When you’re craving some time in nature, head to Nunobiki Falls not far from downtown Kobe. These four separate falls are considered a tranquil paradise, and the hiking trails aren’t too strenuous.
At Arima Onsen, there are two types of springs with different healing properties. The golden spring has a high salt content, meant to help with body aches and pains, but the silver springs are believed to increase immunity. After a day of exploring Kobe, there’s no better way to relax than with a restorative trip to the springs.
When you’re craving baked goods, whether they’re sweet or salty, top-rated Isuzu Bakery is a great choice. Sweet brioche or doughnuts with savory fillings are must-try items here.
Cafe De Beau
While you’re relaxing in the hot springs of Arima Onsen, stop in Cafe De Beau for black tea or coffee and signature sweet rolls. It’ll be a much-needed sugar boost after a tranquil afternoon enjoying the restorative springs.
For a nice dinner where Kobe beef is the standout dish, try Kōbe Plaisir. They serve plenty of vegetables in addition to expertly prepared Kobe beef, and there are a variety of beef dishes for you to try while you’re there, like shabu-shabu, which are thinly sliced pieces of beef served in a hot pot with vegetables.

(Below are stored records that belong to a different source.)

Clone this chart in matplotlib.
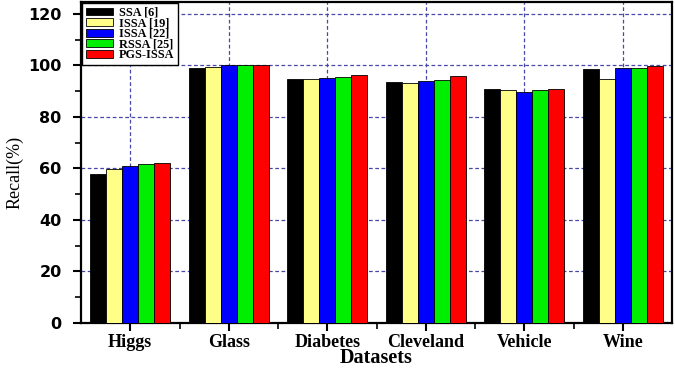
import matplotlib
matplotlib.use("Agg")
import matplotlib.pyplot as plt
import numpy as np
from matplotlib.ticker import MultipleLocator, FixedLocator

datasets = ["Higgs", "Glass", "Diabetes", "Cleveland", "Vehicle", "Wine"]
methods = ["SSA [6]", "ISSA [19]", "ISSA [22]", "RSSA [25]", "PGS-ISSA"]
ssa = [58.0, 99.0, 94.7, 93.6, 90.8, 98.7]
issa19 = [59.8, 99.5, 94.8, 93.0, 90.5, 94.8]
issa22 = [61.0, 100.0, 95.1, 93.8, 89.5, 98.8]
rssa = [61.6, 100.0, 95.4, 94.3, 90.3, 98.8]
pgs_issa = [62.0, 100.0, 96.4, 95.7, 90.9, 99.8]
series = [ssa, issa19, issa22, rssa, pgs_issa]
colors = ["#000000", "#FFFF88", "#0000FF", "#00EE00", "#FF0000"]

fig = plt.figure(figsize=(6.75, 3.68), dpi=100)
ax = fig.add_axes([81/675, 1-323/368, (672-81)/675, (323-2)/368])

x = np.arange(len(datasets))
w = 0.162
for i, (vals, c, lab) in enumerate(zip(series, colors, methods)):
    ax.bar(x + (i - 2) * w, vals, w, color=c, edgecolor="black", linewidth=0.6,
           label=lab, zorder=3)

ax.set_xlim(-0.5, 5.5)
ax.set_ylim(0, 124.6)
ax.set_xticks(x)
ax.set_xticklabels(datasets, fontfamily="Liberation Serif", fontweight="bold", fontsize=13)
ax.xaxis.set_minor_locator(FixedLocator(np.arange(0.5, 5.0, 1.0)))
ax.yaxis.set_major_locator(MultipleLocator(20))
ax.yaxis.set_minor_locator(MultipleLocator(10))
for lbl in ax.get_yticklabels():
    lbl.set_fontweight("bold")
    lbl.set_fontsize(11.5)
    lbl.set_fontfamily("DejaVu Sans")

ax.tick_params(axis="both", which="major", direction="out", length=6, width=1.5, pad=2)
ax.tick_params(axis="both", which="minor", direction="out", length=4, width=1.2)
ax.tick_params(axis="y", which="major", pad=8)

for s in ax.spines.values():
    s.set_linewidth(1.6)

ax.grid(True, which="major", axis="both", color="#4848a8", linestyle=(0, (3, 2)),
        linewidth=0.9, zorder=0)
ax.set_axisbelow(True)

ax.set_xlabel("Datasets", fontfamily="Liberation Serif", fontweight="bold", fontsize=14.5,
              labelpad=-2)
ax.set_ylabel("Recall(%)", fontfamily="Liberation Serif", fontsize=13)
ax.yaxis.set_label_coords(-0.098, 0.47)

leg = ax.legend(loc="upper left", prop={"family": "Liberation Serif", "weight": "bold", "size": 8.8},
                frameon=True, fancybox=False, edgecolor="black", framealpha=1,
                handlelength=2.2, handleheight=0.6, labelspacing=-0.12, borderpad=0.3,
                borderaxespad=0.1, handletextpad=0.5)
leg.get_frame().set_linewidth(1.0)
leg.set_zorder(5)

fig.savefig("out.png", dpi=100)
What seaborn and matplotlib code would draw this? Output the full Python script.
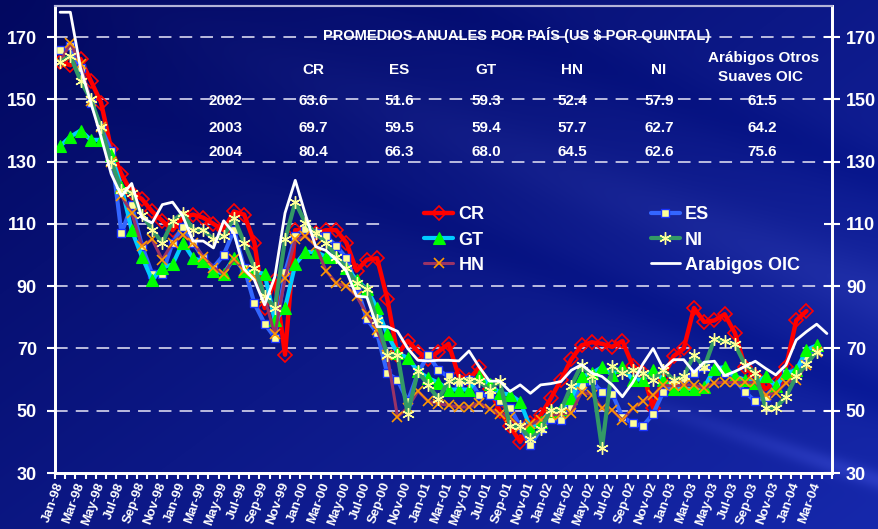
import numpy as np
import pandas as pd
import matplotlib
matplotlib.use('Agg')
import matplotlib.pyplot as plt
import seaborn as sns

# monthly axis Jan-98 .. Apr-04
months = pd.date_range('1998-01-01', periods=76, freq='MS').strftime('%b-%y').tolist()

# monthly prices (US $ per quintal)
cr = [162, 161, 163, 156, 149, 134, 126, 120, 118, 114, 111, 108,
      112, 113, 112, 110, 108, 114, 113, 104, 83, 92, 68, 108,
      108, 107, 108, 108, 104, 95, 98.5, 99, 86, 68, 72.5, 69,
      66.5, 69, 71.5, 61, 60, 64, 57, 50, 45, 40, 46, 48.5,
      54, 60, 66.5, 71, 72, 71.5, 70.5, 72.4, 64.5, 62, 51, 61,
      67.5, 70, 83, 78.5, 79, 81, 75, 64, 61, 57, 59, 64,
      79, 82]
es = [166, 167, 160, 149, 141, 133.5, 107, 116, 103, 94, 94, 104,
      109, 104, 99, 96, 100, 108, 96, 84.5, 78, 73.5, 94.5, 106,
      108.5, 107, 106, 103, 99, 90, 79.5, 75, 62, 60, 53, 62,
      68, 63, 61, 59, 60, 55, 55, 53, 51, 45, 39, 44,
      47.5, 47, 51, 58, 59.5, 56, 55.5, 48, 46, 45, 49, 56,
      58.5, 60.5, 62, 64, 63, 62, 60, 56, 53, 54.5, 58, 62,
      62.5, 67.5, 69.5]
gt = [135, 138, 140, 137, 137, 132, 122, 108, 99.5, 92, 96, 97,
      104, 99, 98, 95, 94, 99, 95, 94.5, 94, 79, 83, 97,
      101, 101, 99.5, 99.5, 96, 92, 89, 83, 74.5, 68.5, 67, 62.7,
      60.5, 59, 56.8, 56.8, 56.8, 61, 58.5, 55.7, 55.2, 52.9, 44.5, 46.4,
      50, 50.5, 54, 61, 62, 64, 61.5, 64, 60, 60, 63, 60,
      57, 57, 57, 57.5, 63.5, 64, 61, 60, 59, 61, 58, 62,
      63, 69.5, 71]
hn = [162, 168, 161.5, 149.5, 141, 130, 119, 113.5, 103, 105, 98.5, 104,
      106.5, 104, 99.5, 96, 94, 98.8, 95, 93, 86.3, 74.5, 92.5, 105,
      106, 103, 95, 91, 90, 86.8, 81, 75.8, 68, 48, 51, 56.3,
      53, 52.3, 51.7, 51.2, 51.2, 52.5, 50.5, 49, 48, 44.7, 45.6, 47,
      48.5, 49, 49.3, 56, 55.2, 50.8, 50.2, 47, 50.8, 53, 55, 58.3,
      57.8, 58.3, 58.3, 57.2, 58.9, 59.1, 59.1, 59.1, 59.1, 55.1, 55.6, 58.9,
      60, 64.8, 69]
ni = [162, 164, 156, 150, 141, 130, 121, 120, 113, 108.2, 103.9, 110.9,
      113.5, 108.2, 108.2, 105, 106, 112, 104, 96, 87, 83, 105, 117,
      110.3, 107, 104, 99.5, 95.8, 91, 89.2, 79, 68, 68, 49, 62.7,
      58.2, 53.8, 59.5, 60, 59.6, 59.4, 56.8, 59.5, 45, 45, 40.8, 44,
      50.3, 50.3, 58, 64.8, 61, 38, 64.3, 62.1, 63.2, 62.1, 59.9, 63.2,
      59.9, 61, 68, 64, 73, 72.4, 71.3, 64.8, 62.1, 51, 51, 54.5,
      61, 65, 69]
oic = [178, 178, 160, 149, 138, 126, 119, 123, 112, 110.3, 116.2, 117,
       112.5, 104.5, 104.5, 102.3, 111, 107, 95.5, 92, 84, 93, 113.5, 124,
       113, 102.7, 101.5, 98.5, 94.8, 86.8, 86.5, 77, 77, 75.5, 70, 66.2,
       66, 66.2, 66.2, 66, 69.2, 64, 59.5, 59.5, 56.2, 58.3, 55.6, 58.3,
       58.7, 59.4, 63, 64.8, 62.1, 61, 58.3, 54.5, 59, 65, 70, 63.5,
       66.4, 66.4, 62.3, 65.6, 65.9, 61.3, 62.6, 64.2, 65.9, 63.6, 61.5, 64.7,
       72.7, 75.4, 77.8, 74.8]

# annual averages table
table_title = 'PROMEDIOS ANUALES POR PAÍS (US $ POR QUINTAL)'
table_cols = ['CR', 'ES', 'GT', 'HN', 'NI']
table_years = ['2002', '2003', '2004']
table_vals = [['63.6', '51.6', '59.3', '52.4', '57.9', '61.5'],
              ['69.7', '59.5', '59.4', '57.7', '62.7', '64.2'],
              ['80.4', '66.3', '68.0', '64.5', '62.6', '75.6']]

yticks = list(range(30, 171, 20))

sns.set_theme(style='ticks')
plt.rcParams['font.family'] = ['Liberation Sans', 'DejaVu Sans']
plt.rcParams['font.weight'] = 'bold'

W, H = 879, 529
fig = plt.figure(figsize=(W / 100, H / 100), dpi=100)

# slide style background: dark navy gradient with diagonal streaks
bg = fig.add_axes([0, 0, 1, 1], zorder=-10)
yy, xx = np.mgrid[0:H, 0:W]
t = np.clip(0.55 * xx / W + 0.45 * yy / H, 0, 1)
c0 = np.array([2, 8, 96]) / 255
c1 = np.array([22, 40, 172]) / 255
img = c0 + (c1 - c0) * t[..., None]
d = yy - 0.38 * xx
streak = (0.05 * np.exp(-((d + 40) / 35) ** 2) - 0.04 * np.exp(-((d - 60) / 25) ** 2)
          - 0.03 * np.exp(-((d + 160) / 30) ** 2))
streak = streak * (xx / W)
light = 0.10 * np.exp(-((yy - 0.33 * xx - 190) / 10) ** 2) * np.clip((xx - 560) / 300, 0, 1)
img = np.clip(img + streak[..., None] + light[..., None] * np.array([0.8, 0.8, 1.0]), 0, 1)
bg.imshow(img, aspect='auto', extent=[0, 1, 0, 1], origin='upper')
bg.axis('off')

ax = fig.add_axes([55 / W, 1 - 473 / H, 777 / W, 467 / H])
ax.set_facecolor('none')

styles = [
    ('CR', cr, dict(color='#ff0000', linewidth=3.2, marker='D', markersize=7,
                    markerfacecolor='none', markeredgecolor='#ff0000', markeredgewidth=1.2)),
    ('ES', es, dict(color='#3366ff', linewidth=3.0, marker='s', markersize=6,
                    markerfacecolor='#ffff99', markeredgecolor='#1a33ff', markeredgewidth=1.0)),
    ('GT', gt, dict(color='#00ccff', linewidth=3.0, marker='^', markersize=8,
                    markerfacecolor='#00ff00', markeredgecolor='#00ff00', markeredgewidth=0.8)),
    ('HN', hn, dict(color='#993366', linewidth=2.2, marker='x', markersize=7,
                    markerfacecolor='#ff9900', markeredgecolor='#ff9900', markeredgewidth=1.2)),
    ('NI', ni, dict(color='#339966', linewidth=3.0, marker=(6, 2, 0), markersize=9,
                    markerfacecolor='#ffff99', markeredgecolor='#ffff99', markeredgewidth=1.0)),
    ('Arabigos OIC', oic, dict(color='white', linewidth=2.0)),
]

for i, (name, vals, kw) in enumerate(styles):
    sns.lineplot(x=np.arange(len(vals)), y=vals, ax=ax, label=name, zorder=3 + i, **kw)

# dashed gridlines (the 110 one is hidden behind the legend box)
for v in yticks[1:]:
    ax.axhline(v, xmax=0.425 if v == 110 else 1, color='#c8c8e6',
               linewidth=1.3, linestyle=(0, (7, 4.5)), zorder=1)

ax.set_xlim(-0.5, 75.5)
ax.set_ylim(30, 180)
ax.set_yticks(yticks)
ax.set_yticklabels([str(v) for v in yticks], fontsize=13, color='white', fontweight='bold')
ax.set_xticks(np.arange(0, 76, 2))
ax.set_xticklabels(months[::2], rotation=70, ha='right', va='center',
                   rotation_mode='anchor', fontsize=9.5, color='white', fontweight='bold')
ax.set_xticks(np.arange(-0.5, 76, 1), minor=True)
ax.tick_params(axis='x', which='major', length=0, pad=7)
ax.tick_params(axis='x', which='minor', length=4, width=1.5, color='white', direction='out')
ax.tick_params(axis='y', length=6, width=1.5, color='white', direction='out', pad=7)
ax.set_xlabel('')
ax.set_ylabel('')

ax2 = ax.twinx()
ax2.set_ylim(30, 180)
ax2.set_yticks(yticks)
ax2.set_yticklabels([str(v) for v in yticks], fontsize=13, color='white', fontweight='bold')
ax2.tick_params(axis='y', length=12, width=1.5, color='white', direction='inout', pad=4)

for a in (ax, ax2):
    for s in ('left', 'bottom', 'right'):
        a.spines[s].set_color('white')
        a.spines[s].set_linewidth(2)
    a.spines['top'].set_color('#b4b4d8')
    a.spines['top'].set_linewidth(1.5)

handles, labels = ax.get_legend_handles_labels()
order = [0, 2, 3, 1, 4, 5]
leg = ax.legend([handles[i] for i in order], [labels[i] for i in order], ncol=2,
                loc='upper left', bbox_to_anchor=(0.4545, 0.6056), frameon=False,
                prop={'family': 'Liberation Sans', 'weight': 'bold', 'size': 13},
                labelcolor='white', handlelength=1.6, handletextpad=0.3,
                columnspacing=9.2, labelspacing=0.45, numpoints=1)
leg.set_zorder(20)


def px(x, y):
    return x / W, 1 - y / H


txt = dict(color='white', fontweight='bold', ha='center', va='center', zorder=30)
fig.text(*px(517, 35), table_title, fontsize=10.5, **txt)
col_x = [313, 399, 486, 572, 659, 762]
for cx, name in zip(col_x, table_cols):
    fig.text(*px(cx, 70), name, fontsize=11, **txt)
fig.text(*px(764, 58), 'Arábigos Otros', fontsize=11, **txt)
fig.text(*px(761, 77), 'Suaves OIC', fontsize=11, **txt)
row_y = [101, 128, 152]
for ry, year, row in zip(row_y, table_years, table_vals):
    fig.text(*px(226, ry), year, fontsize=11, **txt)
    for cx, val in zip(col_x, row):
        fig.text(*px(cx, ry), val, fontsize=11, **txt)

fig.savefig('out.png', dpi=100)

If you’re craving a burger, you’ll be intrigued by Wanto Burger, which uses Wagyu or Kobe beef. This unpretentious spot offers an interesting spin on the traditional cheeseburger and is great for a quick bite to eat.

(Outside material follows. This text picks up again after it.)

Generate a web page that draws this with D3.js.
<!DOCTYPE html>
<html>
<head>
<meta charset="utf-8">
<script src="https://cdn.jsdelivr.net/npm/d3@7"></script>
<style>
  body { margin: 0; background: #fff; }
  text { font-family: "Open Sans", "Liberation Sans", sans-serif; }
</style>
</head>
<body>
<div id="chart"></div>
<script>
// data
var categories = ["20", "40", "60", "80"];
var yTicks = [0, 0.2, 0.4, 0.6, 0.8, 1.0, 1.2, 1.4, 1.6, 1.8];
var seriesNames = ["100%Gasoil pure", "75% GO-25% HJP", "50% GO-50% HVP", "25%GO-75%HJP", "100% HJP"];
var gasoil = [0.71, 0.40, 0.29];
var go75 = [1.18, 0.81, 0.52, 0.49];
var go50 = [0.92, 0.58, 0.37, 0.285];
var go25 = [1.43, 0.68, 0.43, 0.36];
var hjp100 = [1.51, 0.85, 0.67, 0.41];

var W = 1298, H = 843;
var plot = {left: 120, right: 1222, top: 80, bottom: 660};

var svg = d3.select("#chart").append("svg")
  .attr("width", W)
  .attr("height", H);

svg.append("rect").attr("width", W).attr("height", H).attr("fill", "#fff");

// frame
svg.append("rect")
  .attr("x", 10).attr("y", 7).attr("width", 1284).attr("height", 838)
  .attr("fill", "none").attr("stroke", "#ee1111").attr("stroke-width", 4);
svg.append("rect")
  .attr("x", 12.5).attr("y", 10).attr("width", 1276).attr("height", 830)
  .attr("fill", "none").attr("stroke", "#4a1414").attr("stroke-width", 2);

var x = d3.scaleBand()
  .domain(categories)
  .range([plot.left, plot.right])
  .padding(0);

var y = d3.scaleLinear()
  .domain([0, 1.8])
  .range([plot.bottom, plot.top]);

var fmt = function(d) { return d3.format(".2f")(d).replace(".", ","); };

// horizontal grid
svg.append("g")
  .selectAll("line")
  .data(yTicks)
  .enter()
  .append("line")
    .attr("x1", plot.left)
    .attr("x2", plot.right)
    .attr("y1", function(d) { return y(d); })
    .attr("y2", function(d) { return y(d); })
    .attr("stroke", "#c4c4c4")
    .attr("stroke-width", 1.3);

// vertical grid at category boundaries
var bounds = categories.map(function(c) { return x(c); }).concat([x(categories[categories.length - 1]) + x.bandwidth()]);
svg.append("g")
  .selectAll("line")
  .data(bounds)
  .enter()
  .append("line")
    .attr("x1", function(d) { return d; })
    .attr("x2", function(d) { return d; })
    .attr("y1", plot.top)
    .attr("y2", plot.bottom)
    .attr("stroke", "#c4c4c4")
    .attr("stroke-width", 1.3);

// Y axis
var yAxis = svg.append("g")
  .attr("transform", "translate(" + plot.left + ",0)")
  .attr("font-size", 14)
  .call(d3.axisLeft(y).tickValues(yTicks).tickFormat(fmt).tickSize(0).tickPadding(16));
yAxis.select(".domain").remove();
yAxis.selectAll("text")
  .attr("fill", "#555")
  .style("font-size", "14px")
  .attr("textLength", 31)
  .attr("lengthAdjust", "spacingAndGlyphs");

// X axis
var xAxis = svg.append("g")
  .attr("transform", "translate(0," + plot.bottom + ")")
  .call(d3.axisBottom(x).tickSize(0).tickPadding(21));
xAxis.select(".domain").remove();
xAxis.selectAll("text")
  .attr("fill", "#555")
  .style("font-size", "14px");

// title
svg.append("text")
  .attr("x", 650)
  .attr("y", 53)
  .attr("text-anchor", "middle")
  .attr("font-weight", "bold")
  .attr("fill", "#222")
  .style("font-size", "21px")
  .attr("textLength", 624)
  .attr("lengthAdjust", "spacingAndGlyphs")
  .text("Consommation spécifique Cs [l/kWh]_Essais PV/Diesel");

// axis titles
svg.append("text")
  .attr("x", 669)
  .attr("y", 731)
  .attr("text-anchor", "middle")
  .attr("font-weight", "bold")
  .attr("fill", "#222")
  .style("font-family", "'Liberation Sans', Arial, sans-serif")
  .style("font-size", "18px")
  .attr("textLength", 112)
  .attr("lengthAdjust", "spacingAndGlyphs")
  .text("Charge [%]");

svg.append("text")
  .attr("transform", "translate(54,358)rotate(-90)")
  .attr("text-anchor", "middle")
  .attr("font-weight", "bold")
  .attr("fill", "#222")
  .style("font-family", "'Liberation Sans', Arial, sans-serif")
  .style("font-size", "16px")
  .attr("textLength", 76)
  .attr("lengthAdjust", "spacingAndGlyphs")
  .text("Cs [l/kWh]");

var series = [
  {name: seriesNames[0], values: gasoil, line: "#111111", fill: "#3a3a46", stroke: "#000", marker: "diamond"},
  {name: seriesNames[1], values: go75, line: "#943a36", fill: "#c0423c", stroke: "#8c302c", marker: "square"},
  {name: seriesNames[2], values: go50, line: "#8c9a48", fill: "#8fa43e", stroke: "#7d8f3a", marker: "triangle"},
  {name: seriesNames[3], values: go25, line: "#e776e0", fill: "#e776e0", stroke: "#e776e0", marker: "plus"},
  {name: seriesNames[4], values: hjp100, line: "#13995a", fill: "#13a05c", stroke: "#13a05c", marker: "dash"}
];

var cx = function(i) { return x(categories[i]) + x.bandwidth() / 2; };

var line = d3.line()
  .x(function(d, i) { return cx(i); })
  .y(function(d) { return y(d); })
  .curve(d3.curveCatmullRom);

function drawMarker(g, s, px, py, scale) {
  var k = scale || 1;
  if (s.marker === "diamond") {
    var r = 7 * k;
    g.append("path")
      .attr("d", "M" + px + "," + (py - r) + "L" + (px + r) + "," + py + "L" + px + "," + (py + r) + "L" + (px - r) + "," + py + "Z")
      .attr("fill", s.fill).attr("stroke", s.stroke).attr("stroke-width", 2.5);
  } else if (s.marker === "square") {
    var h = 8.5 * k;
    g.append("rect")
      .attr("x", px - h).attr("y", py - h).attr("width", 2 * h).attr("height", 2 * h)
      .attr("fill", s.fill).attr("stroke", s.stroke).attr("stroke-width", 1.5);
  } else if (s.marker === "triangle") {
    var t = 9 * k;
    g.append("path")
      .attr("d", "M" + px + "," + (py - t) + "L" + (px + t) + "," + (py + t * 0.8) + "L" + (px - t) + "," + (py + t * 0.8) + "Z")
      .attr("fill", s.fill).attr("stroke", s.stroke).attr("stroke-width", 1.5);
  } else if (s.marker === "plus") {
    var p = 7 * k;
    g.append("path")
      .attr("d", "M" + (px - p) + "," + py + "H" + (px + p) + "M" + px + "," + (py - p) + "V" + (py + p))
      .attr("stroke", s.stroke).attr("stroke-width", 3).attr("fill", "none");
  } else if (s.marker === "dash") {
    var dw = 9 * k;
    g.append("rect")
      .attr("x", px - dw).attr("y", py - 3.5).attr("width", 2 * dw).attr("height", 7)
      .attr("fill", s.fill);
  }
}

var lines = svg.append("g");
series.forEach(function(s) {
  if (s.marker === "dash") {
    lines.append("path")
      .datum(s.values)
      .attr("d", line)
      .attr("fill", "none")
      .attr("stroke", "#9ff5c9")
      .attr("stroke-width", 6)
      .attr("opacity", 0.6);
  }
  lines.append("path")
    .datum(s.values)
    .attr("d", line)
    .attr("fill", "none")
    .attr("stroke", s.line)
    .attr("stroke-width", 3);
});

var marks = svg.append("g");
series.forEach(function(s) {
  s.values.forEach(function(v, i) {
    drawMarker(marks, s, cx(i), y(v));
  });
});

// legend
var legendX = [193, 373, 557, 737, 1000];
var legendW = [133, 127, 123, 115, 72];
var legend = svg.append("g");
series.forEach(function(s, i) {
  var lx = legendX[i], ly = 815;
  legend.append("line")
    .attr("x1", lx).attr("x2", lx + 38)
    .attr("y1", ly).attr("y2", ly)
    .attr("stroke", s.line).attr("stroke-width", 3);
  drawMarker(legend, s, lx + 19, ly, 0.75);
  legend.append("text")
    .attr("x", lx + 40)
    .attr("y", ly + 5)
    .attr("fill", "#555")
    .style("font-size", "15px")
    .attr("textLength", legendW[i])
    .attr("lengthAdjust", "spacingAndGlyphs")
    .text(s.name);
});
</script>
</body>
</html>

The harbor city of Kobe has played a crucial role in global trade and commerce since the 13th century, serving as one of Japan’s gateways to trade with China and many other parts of the world. An earthquake devastated part of the city in 1995, and today the locals of Kobe have created memorials honoring what was lost. Each December, the city holds an event called the “Luminarie” to pay tribute to Kobe’s past. The bright lights pay respects to each person who was lost in the tragedy. Since then, the city has continued to recover, and is home to beautiful Japanese gardens, scenic trails, and its signature Kobe beef. Kobe is a cultural hub and even holds its own fashion week and jazz festivals every October.
After you leave the port, there are a few options available to you. Hop on the free shuttle into the center of Kobe, hail a taxi for independent exploring, or check out the metro, which is conveniently located right beyond the cruise terminal. Take advantage of the terminal’s free wifi for a quick break or get started on your sightseeing. After all, the Kobe City Museum is just a few minutes’ walk away.
Kobe is one of Japan’s more walkable cities, so getting by on foot isn’t impossible like it would be in a more secluded Japanese town like Kochi. In Kobe, green tour buses loop around the city’s biggest sights. Taxis are available from the cruise terminal, and there’s also a complimentary shuttle bus from the port into the center of town.
The main drag of shopping in the city, a covered market of shops and boutiques called Motomachi Shopping Street, is only a 15-minute walk from the Kobe cruise port. There are over 100 shops and restaurants along Motomachi, which is also close to Kobe’s Chinatown. This is one of the oldest, most enduring parts of Kobe and makes a great place to stroll, window shop, and relax with tea or coffee.
Tipping isn’t the norm in Japan. In fact, sometimes tipping can be considered rude. If you do experience exceptional service, you can ask your guide or service professional if it is all right to give them a tip in an envelope, but it’s generally not necessary while on a cruise to Kobe, Japan. The official currency of Japan is the yen.